France and Britain on Monday will urge the United Nations to work for the creation of a "safe zone" in the Afghan capital, Kabul, to protect humanitarian operations, French President Emmanuel Macron said.
"This is very important. This would provide a framework for the United Nations to act in an emergency," Macron said in comments published in the weekly Journal du Dimanche.
Above all, such a safe zone would allow the international community "to maintain pressure on the Taliban," who are now in power in Afghanistan, the French leader added.
The five permanent members of the U.N. Security Council — France, Britain, the U.S., Russia and China — will meet on Monday to discuss the Afghanistan situation.

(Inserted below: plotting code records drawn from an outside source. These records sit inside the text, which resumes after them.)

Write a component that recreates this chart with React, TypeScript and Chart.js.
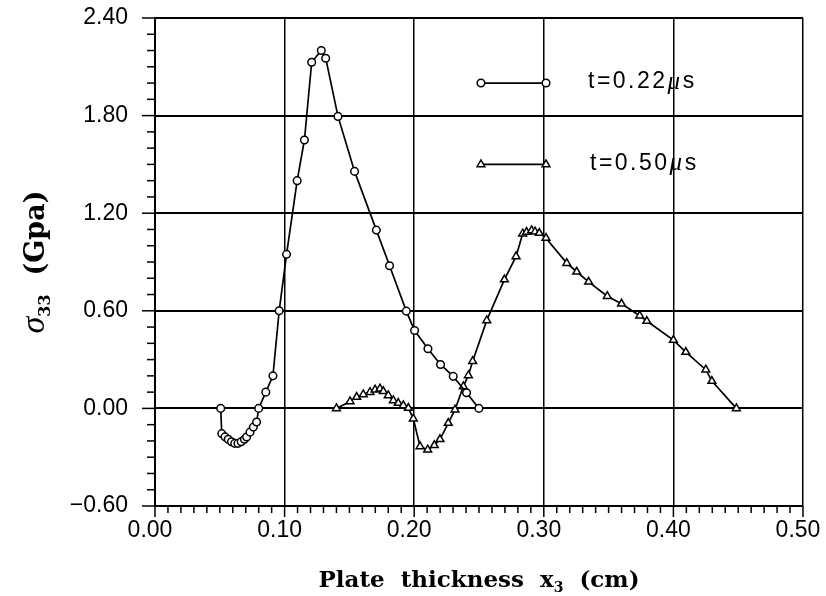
import React, { useEffect, useRef } from "react";
import { Chart, registerables } from "chart.js";

Chart.register(...registerables);

// Stress profile through the plate thickness at t = 0.22 µs (circles)
const thicknessA = [
  0.0507, 0.0515, 0.054, 0.0565, 0.059, 0.0615, 0.064, 0.0665, 0.069, 0.0707,
  0.0733, 0.0759, 0.0784, 0.08, 0.0855, 0.091, 0.0958, 0.1015, 0.1097, 0.1153,
  0.1209, 0.1283, 0.1317, 0.1412, 0.154, 0.1708, 0.181, 0.1939, 0.2003, 0.2106,
  0.2203, 0.2301, 0.2404, 0.2499,
];
const stressA = [
  0.0, -0.155, -0.175, -0.19, -0.205, -0.215, -0.215, -0.205, -0.19, -0.176,
  -0.146, -0.115, -0.084, 0.0, 0.1, 0.2, 0.6, 0.947, 1.4, 1.65,
  2.128, 2.2, 2.153, 1.795, 1.457, 1.096, 0.877, 0.598, 0.479, 0.367,
  0.27, 0.197, 0.096, 0.0,
];

// Stress profile through the plate thickness at t = 0.50 µs (triangles)
const thicknessB = [
  0.14, 0.1505, 0.1556, 0.1607, 0.1659, 0.1698, 0.1736, 0.1762, 0.18, 0.1839,
  0.1877, 0.1916, 0.1955, 0.1993, 0.2045, 0.2104, 0.2155, 0.2199, 0.2263, 0.2315,
  0.2379, 0.2418, 0.2451, 0.256, 0.2696, 0.2786, 0.2837, 0.2867, 0.2906, 0.2932,
  0.2965, 0.3017, 0.3177, 0.3254, 0.3346, 0.349, 0.36, 0.374, 0.3795, 0.4,
  0.4096, 0.425, 0.4297, 0.4486,
];
const stressB = [
  0.0, 0.043, 0.07, 0.086, 0.1, 0.115, 0.121, 0.105, 0.08, 0.049,
  0.033, 0.018, 0.002, -0.063, -0.234, -0.254, -0.227, -0.19, -0.09, -0.008,
  0.135, 0.203, 0.29, 0.541, 0.792, 0.934, 1.074, 1.084, 1.094, 1.086,
  1.078, 1.047, 0.893, 0.84, 0.778, 0.69, 0.643, 0.57, 0.537, 0.42,
  0.346, 0.238, 0.168, 0.0,
];

const xTickValues = [0, 0.1, 0.2, 0.3, 0.4, 0.5];
const yTickValues = [-0.6, 0, 0.6, 1.2, 1.8, 2.4];

const seriesTimes = ["t=0.22", "t=0.50"];
const timeUnit = "\u03bcs";

const formatTick = (v: number) =>
  v < 0 ? "\u2212" + Math.abs(v).toFixed(2) : v.toFixed(2);

const SANS = "'Liberation Sans', Arial, sans-serif";
const SERIF = "'DejaVu Serif', serif";

function drawMarker(ctx: CanvasRenderingContext2D, style: string, x: number, y: number) {
  ctx.beginPath();
  if (style === "circle") {
    ctx.arc(x, y, 3.8, 0, Math.PI * 2);
  } else {
    const r = 4.5;
    ctx.moveTo(x, y - r);
    ctx.lineTo(x + r * 0.866, y + r * 0.5);
    ctx.lineTo(x - r * 0.866, y + r * 0.5);
    ctx.closePath();
  }
  ctx.fillStyle = "#fff";
  ctx.fill();
  ctx.lineWidth = 1.5;
  ctx.strokeStyle = "#000";
  ctx.stroke();
}

// Draws minor/major tick marks, the in-plot key and the axis titles.
const decorations = {
  id: "decorations",
  afterDraw(chart: any) {
    const ctx: CanvasRenderingContext2D = chart.ctx;
    const xs = chart.scales.x;
    const ys = chart.scales.y;
    const area = chart.chartArea;
    ctx.save();
    ctx.strokeStyle = "#000";
    ctx.lineWidth = 1.5;

    // x-axis ticks every 0.01, long ones every 0.1
    for (let i = 0; i <= 50; i++) {
      const px = xs.getPixelForValue(i / 100);
      const len = i % 10 === 0 ? 11 : 7;
      ctx.beginPath();
      ctx.moveTo(px, area.bottom);
      ctx.lineTo(px, area.bottom + len);
      ctx.stroke();
    }
    // y-axis ticks every 0.1, long ones every 0.6
    for (let i = -6; i <= 24; i++) {
      const py = ys.getPixelForValue(i / 10);
      const len = i % 6 === 0 ? 13 : 8;
      ctx.beginPath();
      ctx.moveTo(area.left, py);
      ctx.lineTo(area.left - len, py);
      ctx.stroke();
    }

    // key inside the plot
    const styles = ["circle", "triangle"];
    const keyY = [2.0, 1.5];
    seriesTimes.forEach((label, k) => {
      const x0 = xs.getPixelForValue(0.2515);
      const x1 = xs.getPixelForValue(0.3017);
      const y = ys.getPixelForValue(keyY[k]);
      ctx.beginPath();
      ctx.lineWidth = 1.7;
      ctx.strokeStyle = "#000";
      ctx.moveTo(x0, y);
      ctx.lineTo(x1, y);
      ctx.stroke();
      drawMarker(ctx, styles[k], x0, y);
      drawMarker(ctx, styles[k], x1, y);

      ctx.fillStyle = "#000";
      ctx.textBaseline = "middle";
      ctx.textAlign = "left";
      (ctx as any).letterSpacing = "2.5px";
      ctx.font = `23px ${SANS}`;
      let tx = x1 + 42 + k * 2;
      ctx.fillText(label, tx, y - 1);
      tx += ctx.measureText(label).width;
      ctx.font = `italic 25px 'Liberation Serif', serif`;
      ctx.fillText(timeUnit[0], tx, y - 1);
      tx += ctx.measureText(timeUnit[0]).width;
      ctx.font = `23px ${SANS}`;
      ctx.fillText(timeUnit.slice(1), tx, y - 1);
      (ctx as any).letterSpacing = "0px";
    });

    const drawParts = (parts: any[], cx: number, cy: number) => {
      let total = 0;
      parts.forEach((p) => {
        ctx.font = p.f;
        total += ctx.measureText(p.t).width;
      });
      let px = cx - total / 2;
      ctx.textAlign = "left";
      ctx.textBaseline = "alphabetic";
      ctx.fillStyle = "#000";
      parts.forEach((p) => {
        ctx.font = p.f;
        ctx.fillText(p.t, px, cy + p.dy);
        px += ctx.measureText(p.t).width;
      });
    };

    // x-axis title with subscript
    const xParts = [
      { t: "Plate  thickness  x", f: `bold 23px ${SERIF}`, dy: 0 },
      { t: "3", f: `bold 14px ${SERIF}`, dy: 5 },
      { t: "  (cm)", f: `bold 23px ${SERIF}`, dy: 0 },
    ];
    drawParts(xParts, (area.left + area.right) / 2, 587);

    // y-axis title, rotated, with subscript
    const yParts = [
      { t: "\u03c3", f: `italic 34px 'Liberation Serif', serif`, dy: 0 },
      { t: "33", f: `bold 16px ${SERIF}`, dy: 6 },
      { t: "  (Gpa)", f: `bold 27px ${SERIF}`, dy: 0 },
    ];
    ctx.save();
    ctx.translate(44, (area.top + area.bottom) / 2);
    ctx.rotate(-Math.PI / 2);
    drawParts(yParts, 0, 0);
    ctx.restore();

    ctx.restore();
  },
};

export default function App() {
  const canvasRef = useRef<HTMLCanvasElement | null>(null);

  useEffect(() => {
    const canvas = canvasRef.current;
    if (!canvas) return;
    const chart = new Chart(canvas, {
      type: "scatter",
      data: {
        datasets: [
          {
            label: seriesTimes[0] + timeUnit,
            data: thicknessA.map((x, i) => ({ x, y: stressA[i] })),
            showLine: true,
            borderColor: "#000",
            borderWidth: 1.7,
            pointStyle: "circle",
            pointRadius: 3.8,
            pointBackgroundColor: "#fff",
            pointBorderColor: "#000",
            pointBorderWidth: 1.5,
          },
          {
            label: seriesTimes[1] + timeUnit,
            data: thicknessB.map((x, i) => ({ x, y: stressB[i] })),
            showLine: true,
            borderColor: "#000",
            borderWidth: 1.7,
            pointStyle: "triangle",
            pointRadius: 4.5,
            pointBackgroundColor: "#fff",
            pointBorderColor: "#000",
            pointBorderWidth: 1.5,
          },
        ],
      },
      options: {
        animation: false,
        responsive: false,
        devicePixelRatio: 1,
        events: [],
        layout: { padding: { top: 18, right: 23, left: 0, bottom: 0 } },
        plugins: {
          legend: { display: false },
          tooltip: { enabled: false },
        },
        scales: {
          x: {
            type: "linear",
            min: 0,
            max: 0.5,
            afterBuildTicks: (s: any) => {
              s.ticks = xTickValues.map((value) => ({ value }));
            },
            afterFit: (s: any) => {
              s.height = 90;
              s.paddingLeft = 0;
              s.paddingRight = 0;
            },
            ticks: {
              callback: (v: any) => formatTick(Number(v)),
              color: "#000",
              font: { family: SANS, size: 23 },
              padding: 11,
              labelOffset: -5,
              maxRotation: 0,
            },
            grid: { color: "#000", lineWidth: 1.5, drawTicks: false },
            border: { display: true, color: "#000", width: 2 },
          },
          y: {
            type: "linear",
            min: -0.6,
            max: 2.4,
            afterBuildTicks: (s: any) => {
              s.ticks = yTickValues.map((value) => ({ value }));
            },
            afterFit: (s: any) => {
              s.width = 155;
              s.paddingTop = 0;
              s.paddingBottom = 0;
            },
            ticks: {
              callback: (v: any) => formatTick(Number(v)),
              color: "#000",
              font: { family: SANS, size: 23 },
              padding: 27,
            },
            grid: { color: "#000", lineWidth: 2, drawTicks: false },
            border: { display: true, color: "#000", width: 2 },
          },
        },
      },
      plugins: [decorations],
    });
    return () => chart.destroy();
  }, []);

  return (
    <div
      style={{
        position: "fixed",
        left: 0,
        top: 0,
        width: 826,
        height: 596,
        background: "#fff",
      }}
    >
      <canvas ref={canvasRef} width={826} height={596} />
    </div>
  );
}
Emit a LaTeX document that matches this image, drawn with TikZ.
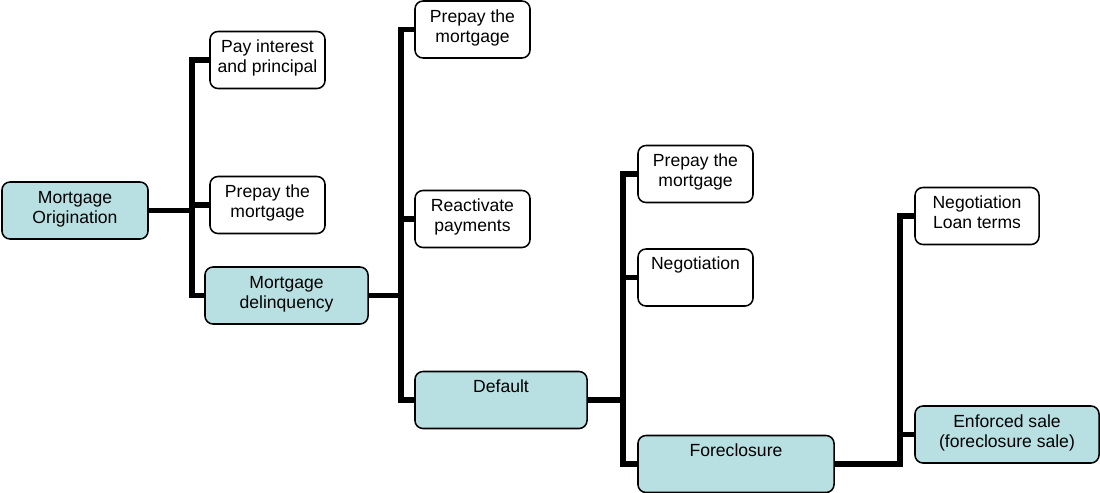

Paris and London will take the opportunity to present a draft resolution that "aims to define, under U.N. control, a 'safe zone' in Kabul, that will allow humanitarian operations to continue," Macron said.
His comments came as international efforts to airlift foreign nationals and vulnerable Afghanis out of the country neared an end.
France ended its evacuation efforts on Friday, and the United Kingdom followed suit on Saturday.
U.S. troops have been scrambling in dangerous and chaotic conditions to complete a massive evacuation operation from the Kabul airport by an August 31 deadline.
Macron announced on Saturday that discussions had been "started with the Taliban" to "protect and repatriate" Afghan nationals at risk beyond August 31.
Speaking to reporters in Iraq, where he was attending a meeting of key regional leaders, Macron added that with help from Qatar, which maintains good relations with the Taliban, there was a possibility of further airlift operations.
He added that France had evacuated 2,834 people from Afghanistan since August 17.
In the article published by the French Sunday newspaper, Macron said he envisaged targeted evacuations in future, "which would not be carried out at the military airport in Kabul" but perhaps via civil airports in the Afghan capital or from neighboring countries.